As one of Spain's most historic cities, Pamplona has captured the imagination of many a visitor to Spain. The capital city of the region of Navarre, Pamplona is traditionally also seen as the capital of the Basque country and is thus a special place of interest for Basque nationalists. Steeped in ancient heritage, perhaps the most famous event in Pamplona's annual calendar is the San Fermin festival - an event during which the running of the bulls is the main attraction for visitors from around the world.

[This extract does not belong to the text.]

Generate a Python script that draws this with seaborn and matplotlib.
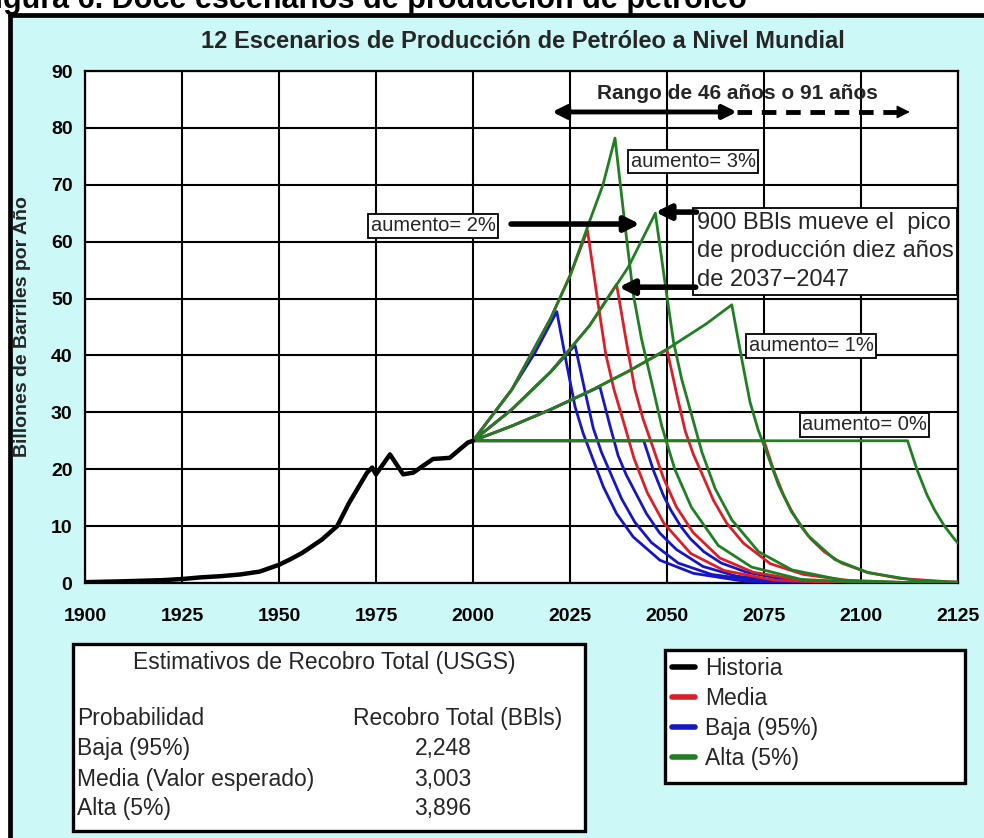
import numpy as np
import pandas as pd
import matplotlib
matplotlib.use("Agg")
import matplotlib.pyplot as plt
from matplotlib.patches import Rectangle
from matplotlib.lines import Line2D
import seaborn as sns

# ---------------- data ----------------
hist_years = [1900, 1910, 1920, 1925, 1930, 1935, 1940, 1945, 1950, 1953, 1956, 1961, 1965,
              1968, 1972.7, 1974, 1975, 1978.6, 1982, 1984.6, 1989.7, 1994, 1996.6, 1998.7, 2000]
hist_vals = [0.15, 0.3, 0.5, 0.7, 1.0, 1.2, 1.5, 2.0, 3.2, 4.2, 5.3, 7.6, 10.0,
             14.0, 19.4, 20.3, 19.1, 22.6, 19.1, 19.4, 21.8, 22.0, 23.5, 24.7, 25.0]

# Baja (95%)
b3_yr = [2000, 2010, 2016, 2021.6, 2024.1, 2026.3, 2028.4, 2031, 2033.6, 2037, 2041.3, 2048.2, 2056.8, 2070, 2090, 2125]
b3_v = [25, 34.0, 40.5, 47.7, 38.6, 31.0, 26.3, 21.6, 16.9, 12.2, 8.1, 4.0, 1.7, 0.3, 0.05, 0.0]
b2_yr = [2000, 2010, 2020, 2026.3, 2028.8, 2031, 2033.1, 2035.7, 2038.3, 2041.7, 2046, 2052.9, 2061.5, 2074.3, 2091.3, 2125]
b2_v = [25, 30.5, 37.1, 41.8, 33.9, 27.2, 23.0, 18.9, 14.8, 10.7, 7.1, 3.5, 1.5, 0.33, 0.04, 0.0]
b1_yr = [2000, 2010, 2020, 2032.7, 2035.2, 2037.4, 2039.5, 2042.1, 2044.7, 2048.1, 2052.4, 2059.3, 2067.9, 2080.7, 2097.7, 2125]
b1_v = [25, 27.6, 30.5, 34.5, 27.9, 22.4, 19.0, 15.6, 12.2, 8.8, 5.9, 2.9, 1.2, 0.28, 0.03, 0.0]
b0_yr = [2000, 2044, 2046.5, 2049, 2051, 2053.5, 2056, 2059.5, 2064, 2070.5, 2079, 2092, 2109, 2125]
b0_v = [25, 25, 19.8, 15.5, 12.8, 10.0, 7.8, 5.5, 3.5, 1.9, 0.8, 0.2, 0.04, 0.0]

# Media
m3_yr = [2000, 2010, 2020, 2025, 2029.5, 2032, 2034.2, 2036.3, 2038.9, 2041.5, 2044.9, 2049.2, 2056.1, 2064.7, 2077.5, 2094.5, 2125]
m3_v = [25, 34.0, 46.5, 54.0, 62.0, 50.2, 40.3, 34.1, 28.1, 21.9, 15.9, 10.5, 5.2, 2.2, 0.5, 0.06, 0.0]
m2_yr = [2000, 2010, 2020, 2030, 2037, 2039.5, 2041.7, 2043.8, 2046.4, 2049, 2052.4, 2056.7, 2063.6, 2072.2, 2085, 2102, 2125]
m2_v = [25, 30.5, 37.1, 45.2, 52.5, 42.5, 34.1, 28.9, 23.8, 18.6, 13.4, 8.9, 4.4, 1.9, 0.42, 0.05, 0.0]
m1_yr = [2000, 2010, 2020, 2030, 2040, 2050, 2052.5, 2054.7, 2056.8, 2059.4, 2062, 2065.4, 2069.7, 2076.6, 2085.2, 2098, 2115, 2125]
m1_v = [25, 27.6, 30.5, 33.7, 37.2, 41.0, 33.2, 26.7, 22.6, 18.6, 14.5, 10.5, 7.0, 3.4, 1.5, 0.33, 0.04, 0.01]
m0_yr = [2000, 2075, 2077.5, 2080, 2082, 2084.5, 2087, 2090.5, 2095, 2101.5, 2110, 2123, 2125]
m0_v = [25, 25, 19.8, 15.5, 12.8, 10.0, 7.8, 5.5, 3.5, 1.9, 0.8, 0.2, 0.17]

# Alta (5%)
a3_yr = [2000, 2010, 2020, 2025, 2030, 2033.5, 2036.6, 2039.1, 2041.3, 2043.4, 2046, 2048.6, 2052, 2056.3, 2063.2, 2071.8, 2084.6, 2101.6, 2125]
a3_v = [25, 34.0, 46.5, 54.0, 63.5, 70.0, 78.2, 63.3, 50.8, 43.0, 35.4, 27.7, 20.0, 13.3, 6.6, 2.8, 0.63, 0.08, 0.01]
a2_yr = [2000, 2010, 2020, 2030, 2040, 2047, 2049.5, 2051.7, 2053.8, 2056.4, 2059, 2062.4, 2066.7, 2073.6, 2082.2, 2095, 2112, 2125]
a2_v = [25, 30.5, 37.1, 45.2, 55.5, 65.0, 52.7, 42.3, 35.8, 29.4, 23.0, 16.6, 11.1, 5.5, 2.3, 0.52, 0.07, 0.02]
a1_yr = [2000, 2010, 2020, 2030, 2040, 2050, 2060, 2066.7, 2069.2, 2071.4, 2073.5, 2076.1, 2078.7, 2082.1, 2086.4, 2093.3, 2101.9, 2114.7, 2125]
a1_v = [25, 27.6, 30.5, 33.7, 37.2, 41.1, 45.5, 48.9, 39.6, 31.8, 26.9, 22.2, 17.3, 12.5, 8.3, 4.1, 1.8, 0.39, 0.15]
a0_yr = [2000, 2112, 2114.5, 2117, 2119, 2121.5, 2124, 2125]
a0_v = [25, 25, 19.8, 15.5, 12.8, 10.0, 7.8, 7.0]

x_ticks = [1900, 1925, 1950, 1975, 2000, 2025, 2050, 2075, 2100, 2125]
y_ticks = [0, 10, 20, 30, 40, 50, 60, 70, 80, 90]

groups = ["Baja (95%)", "Media", "Alta (5%)"]
legend_labels = ["Historia", "Media", "Baja (95%)", "Alta (5%)"]
colors = {"Historia": "#000000", "Media": "#dc1e28", "Baja (95%)": "#1616c4", "Alta (5%)": "#1f7f22"}

table_title = "Estimativos de Recobro Total (USGS)"
table_rows = ["Baja (95%)", "Media (Valor esperado)", "Alta (5%)"]
table_vals = ["2,248", "3,003", "3,896"]

scenarios = [
    ("Baja (95%)", "b3", b3_yr, b3_v), ("Baja (95%)", "b2", b2_yr, b2_v),
    ("Baja (95%)", "b1", b1_yr, b1_v), ("Baja (95%)", "b0", b0_yr, b0_v),
    ("Media", "m3", m3_yr, m3_v), ("Media", "m2", m2_yr, m2_v),
    ("Media", "m1", m1_yr, m1_v), ("Media", "m0", m0_yr, m0_v),
    ("Alta (5%)", "a3", a3_yr, a3_v), ("Alta (5%)", "a2", a2_yr, a2_v),
    ("Alta (5%)", "a1", a1_yr, a1_v), ("Alta (5%)", "a0", a0_yr, a0_v),
]
rows = []
for grp, sid, yrs, vals in scenarios:
    for y_, v_ in zip(yrs, vals):
        rows.append({"anio": y_, "valor": v_, "grupo": grp, "escenario": sid})
df_s = pd.DataFrame(rows)
df_h = pd.DataFrame({"anio": hist_years, "valor": hist_vals})

# ---------------- figure ----------------
sns.set_theme(style="white")
plt.rcParams["font.family"] = ["Liberation Sans", "DejaVu Sans"]

W, H = 984, 838
fig = plt.figure(figsize=(W / 100, H / 100), dpi=100)
fig.patch.set_facecolor("white")

def fx(px):
    return px / W

def fy(py):
    return 1 - py / H

CYAN = "#cdf8f8"
fig.patches.append(Rectangle((fx(10), 0), 1, fy(15), transform=fig.transFigure,
                             facecolor=CYAN, edgecolor="none", zorder=-10))
fig.lines.append(Line2D([fx(10), fx(10)], [0, fy(15)], transform=fig.transFigure,
                        color="black", lw=3.4))
fig.lines.append(Line2D([fx(10), 1], [fy(15), fy(15)], transform=fig.transFigure,
                        color="black", lw=3.4))

# caption strip at the very top (cut by the page edge, as in the original scan)
fig.text(fx(-24), fy(8), "Figura 6. Doce escenarios de producción de petróleo",
         fontsize=22, fontweight="bold", va="baseline", ha="left", color="black")

ax = fig.add_axes([fx(85), fy(583), (958 - 85) / W, (583 - 71) / H])
ax.set_facecolor("white")

sns.lineplot(data=df_h, x="anio", y="valor", color="black", lw=3.2, ax=ax,
             estimator=None, sort=False, legend=False, zorder=4)
sns.lineplot(data=df_s, x="anio", y="valor", hue="grupo", hue_order=groups,
             units="escenario", estimator=None, sort=False,
             palette={g: colors[g] for g in groups}, lw=2.0, legend=False, ax=ax, zorder=3)

ax.set_xlim(1900, 2125)
ax.set_ylim(0, 90)
ax.set_xticks(x_ticks)
ax.set_yticks(y_ticks)
ax.set_xticklabels([str(t) for t in x_ticks], fontweight="bold", fontsize=14)
ax.set_yticklabels([str(t) for t in y_ticks], fontweight="bold", fontsize=14)
ax.grid(True, color="black", lw=1.5)
ax.set_axisbelow(True)
for s in ax.spines.values():
    s.set_color("black")
    s.set_linewidth(1.6)
ax.tick_params(axis="both", direction="out", length=6, width=1.5, colors="black", pad=3)
ax.tick_params(axis="x", pad=12)
ax.set_xlabel("")
ax.set_ylabel("Billones de Barriles por Año", fontsize=14, fontweight="bold")
ax.yaxis.set_label_coords(-(85 - 31) / 873, 0.5)

fig.text(fx(523), fy(42), "12 Escenarios de Producción de Petróleo a Nivel Mundial",
         ha="center", va="center", fontsize=17, fontweight="bold")

# ---------------- annotations ----------------
ax.text(2068.2, 86.1, "Rango de 46 años o 91 años", ha="center", va="center",
        fontsize=15, fontweight="bold", zorder=6)
ax.annotate("", xy=(2068.0, 82.8), xytext=(2020.4, 82.8),
            arrowprops=dict(arrowstyle="<|-|>", lw=3.5, color="black",
                            mutation_scale=20, shrinkA=0, shrinkB=0), zorder=6,
            annotation_clip=False)
ax.plot([2068.0, 2109.5], [82.8, 82.8], color="black", lw=3.5, ls=(0, (3, 2)), zorder=6)
ax.annotate("", xy=(2112.6, 82.8), xytext=(2108.0, 82.8),
            arrowprops=dict(arrowstyle="-|>", lw=1, color="black",
                            mutation_scale=20, shrinkA=0, shrinkB=0), zorder=6)

box = dict(boxstyle="square,pad=0.12", facecolor="white", edgecolor="black", lw=1.3)
ax.text(2040.7, 74.1, "aumento= 3%", ha="left", va="center", fontsize=14.5, bbox=box, zorder=7)
ax.text(1973.6, 62.8, "aumento= 2%", ha="left", va="center", fontsize=14.5, bbox=box, zorder=7)
ax.text(2071.1, 41.7, "aumento= 1%", ha="left", va="center", fontsize=14.5, bbox=box, zorder=7)
ax.text(2084.8, 27.8, "aumento= 0%", ha="left", va="center", fontsize=14.5, bbox=box, zorder=7)
ax.text(2057.7, 65.3, "900 BBls mueve el  pico\nde producción diez años\nde 2037\u22122047",
        ha="left", va="top", fontsize=17, linespacing=1.4,
        bbox=dict(boxstyle="square,pad=0.15", facecolor="white", edgecolor="black", lw=1.3),
        zorder=7)

arrow = dict(arrowstyle="-|>", lw=4, color="black", mutation_scale=22, shrinkA=0, shrinkB=0)
ax.annotate("", xy=(2043.0, 63.1), xytext=(2009.8, 63.1), arrowprops=arrow, zorder=8)
ax.annotate("", xy=(2047.0, 65.2), xytext=(2057.6, 65.2), arrowprops=arrow, zorder=8)
ax.annotate("", xy=(2037.6, 52.0), xytext=(2057.4, 52.0), arrowprops=arrow, zorder=8)

# ---------------- table box ----------------
fig.patches.append(Rectangle((fx(73), fy(831)), (585 - 73) / W, (831 - 644) / H,
                             transform=fig.transFigure, facecolor="white",
                             edgecolor="black", lw=2.4, zorder=1))
fs_t = 16.5
fig.text(fx(324), fy(662), table_title, ha="center", va="center", fontsize=fs_t)
fig.text(fx(77), fy(718), "Probabilidad", ha="left", va="center", fontsize=fs_t)
fig.text(fx(353), fy(718), "Recobro Total (BBls)", ha="left", va="center", fontsize=fs_t)
for i, (lab, val) in enumerate(zip(table_rows, table_vals)):
    yy = [748, 779, 808][i]
    fig.text(fx(77), fy(yy), lab, ha="left", va="center", fontsize=fs_t)
    fig.text(fx(443), fy(yy), val, ha="center", va="center", fontsize=fs_t)

# ---------------- legend box ----------------
fig.patches.append(Rectangle((fx(665), fy(783)), (965 - 665) / W, (783 - 650) / H,
                             transform=fig.transFigure, facecolor="white",
                             edgecolor="black", lw=2.4, zorder=1))
handles = [Line2D([0], [0], color=colors[l], lw=4) for l in legend_labels]
leg = fig.legend(handles, legend_labels, loc="upper left",
                 bbox_to_anchor=(fx(672), fy(657)), frameon=False, fontsize=16.5,
                 handlelength=1.0, handletextpad=0.45, labelspacing=0.3,
                 borderaxespad=0, borderpad=0)

fig.savefig("out.png", dpi=100)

Celebrated every July, San Fermin has its roots in the medieval period as both a commercial fair and a secular fiesta. Its famous 'Encierro' - or running of the bulls - originated in the late fourteenth century, and remains the festival's most popular event today. It is said that at Pamplona, Saint Fermin met with his death by being dragged around the streets of the city by bulls - although some say that Saint Fermin was actually martyred at Amiens, France.
As the name suggests, ‘Encierro’ involves people running in front of bulls down a 825 metre stretch of cobbled streets in the older parts of Pamplona town. On the festival’s largest day, July 7th, the effigy of Saint Fermin is accompanied by thousands of festival participants, as dancers and entertainers gather along the streets. ‘Encierro’ itself begins with the release of two firecrackers - one to signal the freeing of the bulls from their corral and another once the last bull has been released.
The dangers posed by the running of the bulls are well-known. Since 1924, 15 people have been killed and over 200 have been seriously injured. However, many of these injuries have been due to inexperienced tourists taking dangerous risks when participating in the ‘Encierro’. But despite these dangers, the atmosphere in Pamplona during San Fermin is overwhelmingly celebratory. In literature, the mood of San Fermin has perhaps best been captured by the American writer Ernest Hemingway, who immortalised the festival in his novel ‘The Sun Also Rises’. In commemoration, Hemingway had a street in Pamplona named after him - Avenida de Hemingway - in order to show the city's appreciation for this great author.
Pamplona is just over two hours journey away from the city of Bilbao, so if you're thinking about travelling to Pamplona for the festival of San Fermin, you'll find frequent flights to Bilbao from London. Just make sure that your behaviour is responsible and careful in order to reduce the risk of being in the firing line during the running of the bulls.